Personal information
- Born: 17 December 1992 (age 33) Newcastle, New South Wales, Australia
- Height: 175 cm (5 ft 9 in)
- Weight: 90 kg (14 st 2 lb)

Playing information
- Position: Hooker
Club
| Years | Team | Pld | T | G | FG | P |
| 2015 | Newcastle Knights | 2 | 1 | 0 | 0 | 4 |
| 2015 | Gold Coast Titans | 5 | 0 | 0 | 0 | 0 |
|  | Total | 7 | 1 | 0 | 0 | 4 |
- Source: As of 11 November 2015

= Chad Redman =

Australian rugby league footballer (born 1992)

Chad Redman (born 17 December 1992) is a retired Australian professional rugby league footballer, He plays at and previously played for the Newcastle Knights and Gold Coast Titans in the National Rugby League.

==Background==
Born in Newcastle, New South Wales, Redman played his junior rugby league for the Western Suburbs Rosellas in the Newcastle Rugby League, before being signed by the Newcastle Knights.

==Playing career==

===Early career===
In 2010, Redman played for the Australian Schoolboys. From 2010 to 2012, he played for the Newcastle Knights' NYC team, before moving on to the Knights' New South Wales Cup team in 2013.

===2015===
In round 10 of the 2015 NRL season, Redman made his NRL debut for Newcastle against the Wests Tigers, scoring a try on debut. On 16 June, he joined the Gold Coast Titans mid-season for the rest of the year to try and play regular first-grade, stating "Newcastle will always be home to me, but this was too big an opportunity to knock back. I'd be kicking myself if I did knock it back then didn't get another shot at Newcastle for the rest of the year with the line-up that they've got here and where I fit in that." He made his Gold Coast debut in Round 15 against the New Zealand Warriors.

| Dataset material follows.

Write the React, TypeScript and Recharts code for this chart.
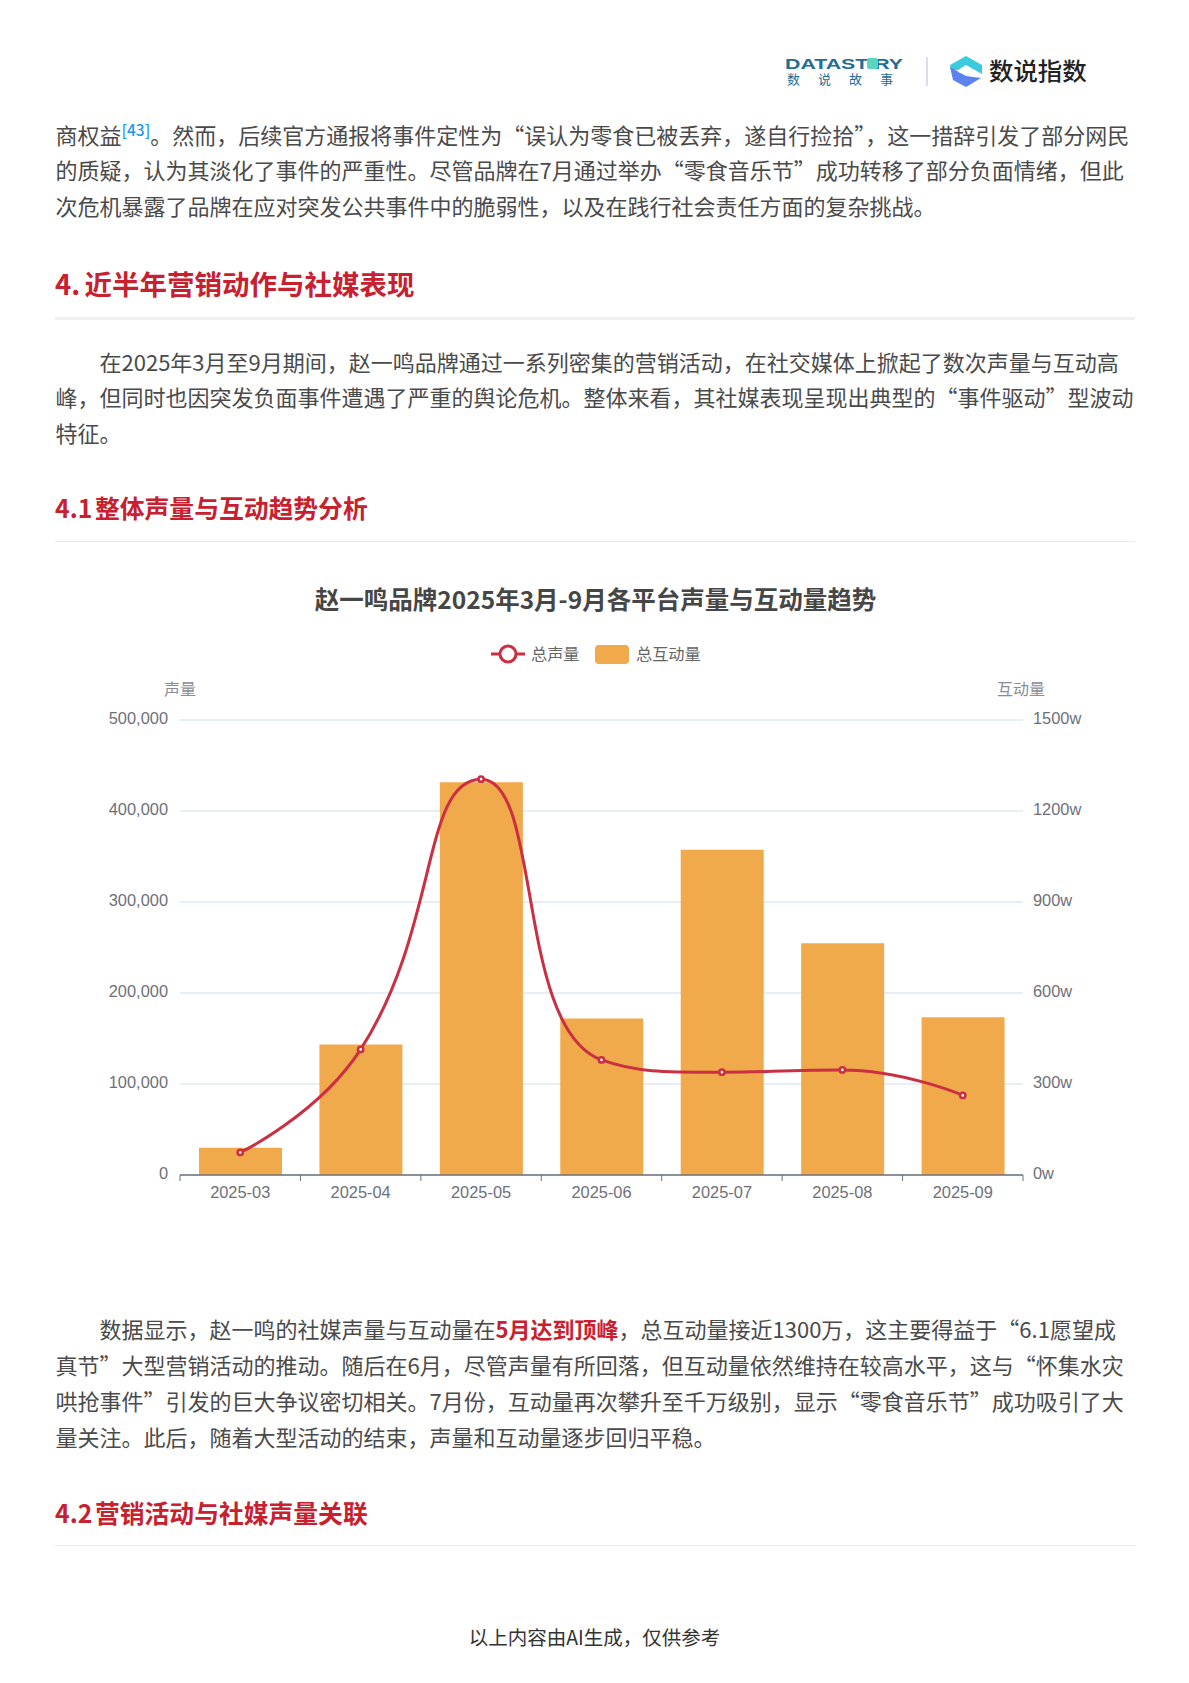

He went on to play in five games for the Gold Coast. before being released at the end of the year and signing with the Burleigh Bears in the Queensland Cup.

===2016===
In 2016, Redman opted to instead return to his junior club Western Suburbs Rosellas in the Newcastle Rugby League rather than staying with the Burleigh Bears.